April 5, 2011

Analysis: China pumps up Cambodia economy, but at what cost?


(Reuters) - Ly Mom has been driven out of her lifelong home in Cambodia's fast-growing capital. Like thousands of other Cambodians forcibly evicted by the authorities, she is homeless, jobless and angry.

Her grocery store on the banks of Phnom Penh's Boeng Kak Lake is being bulldozed to make way for a luxury housing estate to be built by a Chinese developer and a well-connected Cambodian tycoon.

"People living here have nothing apart from their bare hands," she said. "They have been given no choice."

Ly Mom's story is the flipside of a "no strings" Chinese investment boom that Cambodia's government says will transform its underdeveloped $10 billion economy and improve living standards for millions of impoverished people.

A total of 2,752 families have already been driven from their homes around Boeng Kak.

Ly Mom's family is one of 1,500 refusing to budge, protesting each day and rejecting the developer's compensation of just $8,500, or relocation to a small flat on the fringes of the sprawling city. Their latest demand is for 64 sq meters of lake land to be left for each family.

But no-one is listening to them.

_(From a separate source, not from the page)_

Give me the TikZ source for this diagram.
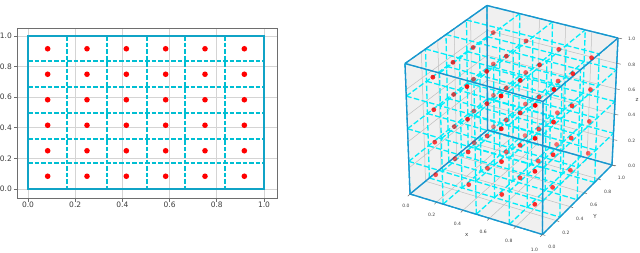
\documentclass[tikz,border=0pt]{standalone}
\usepackage{fontspec}
\setmainfont{DejaVu Sans}
\usetikzlibrary{calc}
\definecolor{cellteal}{RGB}{16,163,198}
\definecolor{celldash}{RGB}{0,190,210}
\definecolor{cubeblue}{RGB}{31,145,205}
\definecolor{cubedash}{RGB}{0,238,250}
\definecolor{ptred}{RGB}{255,0,0}
\definecolor{spinegrey}{RGB}{110,110,110}
\definecolor{gridgrey}{RGB}{212,212,212}
\definecolor{panegrey}{RGB}{240,240,240}
\definecolor{labelgrey}{RGB}{60,60,60}
\tikzset{
  spine/.style={draw=spinegrey, line width=1pt},
  grid2d/.style={draw=gridgrey, line width=0.8pt},
  border/.style={draw=cellteal, line width=1.8pt},
  cellline/.style={draw=celldash, line width=2pt, dash pattern=on 4.5pt off 2pt},
  dot2d/.style={fill=ptred},
  ticklbl/.style={font=\fontsize{7.5}{9}\selectfont, text=labelgrey, inner sep=0pt},
  pane/.style={fill=panegrey, draw=gridgrey, line width=0.6pt},
  grid3d/.style={draw=gridgrey!90!black, line width=0.5pt},
  cubeline/.style={draw=cubedash, line width=1.3pt, dash pattern=on 5.5pt off 2.4pt},
  edge/.style={draw=cubeblue, line width=1.3pt},
  tick3d/.style={draw=spinegrey, line width=0.5pt},
  lbl3d/.style={font=\fontsize{4.5}{5}\selectfont, text=labelgrey, inner sep=0pt},
  axlbl/.style={font=\fontsize{5.5}{6}\selectfont, text=labelgrey, inner sep=0pt},
}
% trilinear map of the unit cube onto the drawn box
\newcommand\cubept[3]{%
  \pgfmathsetmacro\px{(1-#3)*((1-#2)*((1-#1)*410+#1*542.5)+#2*((1-#1)*487.5+#1*612))+#3*((1-#2)*((1-#1)*405+#1*543)+#2*((1-#1)*487+#1*618))}%
  \pgfmathsetmacro\py{(1-#3)*((1-#2)*((1-#1)*194+#1*234.5)+#2*((1-#1)*130+#1*165))+#3*((1-#2)*((1-#1)*63.5+#1*101.5)+#2*((1-#1)*5.5+#1*38))}%
}
\newcommand\cubeat[4]{\cubept{#1}{#2}{#3}\coordinate (#4) at (\px,\py);}

\begin{document}
\begin{tikzpicture}[x=1pt,y=-1pt]
  \useasboundingbox (0,0) rectangle (640,252);
  % 2D panel
  \foreach \t/\lbl in {0/0.0,0.2/0.2,0.4/0.4,0.6/0.6,0.8/0.8,1/1.0}{
    \draw[grid2d] ({28+236*\t},28) -- ({28+236*\t},198);
    \draw[grid2d] (17,{189-153*\t}) -- (277,{189-153*\t});
    \draw[spine] ({28+236*\t},198) -- ({28+236*\t},201.5);
    \draw[spine] (17,{189-153*\t}) -- (13.5,{189-153*\t});
    \node[ticklbl,anchor=north] at ({28+236*\t},201.5) {\lbl};
    \node[ticklbl,anchor=east] at (12,{189-153*\t}) {\lbl};
  }
  \draw[spine] (17,28) rectangle (277,198);
  \foreach \k in {1,...,5}{
    \draw[cellline] ({2*round((27+236*\k/6)/2)+1},36) -- ({2*round((27+236*\k/6)/2)+1},189);
    \draw[cellline] (28,{2*round((188-153*\k/6)/2)+1}) -- (264,{2*round((188-153*\k/6)/2)+1});
  }
  \draw[border] (28,189) rectangle (264,36);
  \foreach \i in {0,...,5}{
    \foreach \j in {0,...,5}{
      \fill[dot2d] ({28+236*(2*\i+1)/12},{189-153*(2*\j+1)/12}) circle (2.8pt);
    }
  }
  % 3D panel
  \cubeat{0}{0}{0}{c000} \cubeat{1}{0}{0}{c100} \cubeat{0}{1}{0}{c010} \cubeat{1}{1}{0}{c110}
  \cubeat{0}{0}{1}{c001} \cubeat{1}{0}{1}{c101} \cubeat{0}{1}{1}{c011} \cubeat{1}{1}{1}{c111}
  \fill[pane] (c000) -- (c010) -- (c011) -- (c001) -- cycle;
  \fill[pane] (c010) -- (c110) -- (c111) -- (c011) -- cycle;
  \fill[pane] (c000) -- (c100) -- (c110) -- (c010) -- cycle;
  \foreach \t in {0,0.2,0.4,0.6,0.8,1}{
    \cubeat{0}{\t}{0}{a}\cubeat{0}{\t}{1}{b}\draw[grid3d] (a) -- (b);
    \cubeat{0}{0}{\t}{a}\cubeat{0}{1}{\t}{b}\draw[grid3d] (a) -- (b);
    \cubeat{\t}{1}{0}{a}\cubeat{\t}{1}{1}{b}\draw[grid3d] (a) -- (b);
    \cubeat{0}{1}{\t}{a}\cubeat{1}{1}{\t}{b}\draw[grid3d] (a) -- (b);
    \cubeat{\t}{0}{0}{a}\cubeat{\t}{1}{0}{b}\draw[grid3d] (a) -- (b);
    \cubeat{0}{\t}{0}{a}\cubeat{1}{\t}{0}{b}\draw[grid3d] (a) -- (b);
  }
  \foreach \a in {0,0.25,0.5,0.75,1}{
    \foreach \b in {0,0.25,0.5,0.75,1}{
      \cubeat{0}{\a}{\b}{a}\cubeat{1}{\a}{\b}{b}\draw[cubeline] (a) -- (b);
      \cubeat{\a}{0}{\b}{a}\cubeat{\a}{1}{\b}{b}\draw[cubeline] (a) -- (b);
      \cubeat{\a}{\b}{0}{a}\cubeat{\a}{\b}{1}{b}\draw[cubeline] (a) -- (b);
    }
  }
  \foreach \a/\b in {c000/c100,c100/c110,c110/c010,c010/c000,c001/c101,c101/c111,c111/c011,c011/c001,c000/c001,c100/c101,c110/c111,c010/c011}{\draw[edge] (\a) -- (\b);}
  \foreach \t/\lbl in {0/0.0,0.2/0.2,0.4/0.4,0.6/0.6,0.8/0.8,1/1.0}{
    \cubeat{\t}{0}{0}{a}\draw[tick3d] (a) -- ++(-2.2,2.2);
    \node[lbl3d] at ($(a)+({-4-4*\t},{12+3*\t})$) {\lbl};
    \cubeat{1}{\t}{0}{a}\draw[tick3d] (a) -- ++(2.8,1);
    \node[lbl3d] at ($(a)+(9.5,12.5)$) {\lbl};
    \cubeat{1}{1}{\t}{a}\draw[tick3d] (a) -- ++(4,0.8);
    \node[lbl3d] at ($(a)+({19.7-6*\t},1)$) {\lbl};
  }
  \node[axlbl] (xlab) at (466.7,235.3) {x};
  \node[axlbl] (ylab) at (595,216) {Y};
  \node[axlbl] (zlab) at (637,100) {z};
  \foreach \u in {0.125,0.375,0.625,0.875}{
    \foreach \v in {0.875,0.625,0.375,0.125}{
      \foreach \w in {0.125,0.375,0.625,0.875}{
        \pgfmathsetmacro\op{0.45+0.55*((0.433*\u-0.75*\v+0.5*\w)+0.54)/1.26}
        \cubept{\u}{\v}{\w}
        \fill[ptred,opacity=\op] (\px,\py) circle (2.4pt);
      }
    }
  }
\end{tikzpicture}
\end{document}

Similar protests are held every week in Cambodia as families with no title deeds are told to pack their bags.

Experts warn that Cambodia's government could one day have a rebellion on its hands.

"The long-range economic costs to a country's development impact ultimately on the welfare of the people," said Donald Weatherbee, an expert on Southeast Asian politics at the University of South Carolina.
"The political costs? Well, look at Egypt or Libya."

The luxury housing project is led by China's Inner Mongolia Erdos Hongjun Investment Corp, which has pledged to spend $3 billion in Cambodia on real estate, metal processing and power generation.

China is Cambodia's biggest source of foreign direct investment (FDI). China plans to spend $8 billion in 360 projects in the first seven months of this year -- the same amount it invested in the whole of Southeast Asia in 2008.

Beijing is also Cambodia's largest source of foreign aid, providing about $600 million in 2007 and $260 million in 2008.

But as Chinese, Vietnamese, South Korean and local businesses snap up lucrative concessions and real estate, farmers are being evicted and entire villages shifted to make way for mining, agriculture and hydropower projects.

Rights groups and donor countries are concerned and have threatened to withhold much-needed aid to one of Asia's poorest countries, home to 14 million people and sandwiched between larger neighbors Thailand and Vietnam.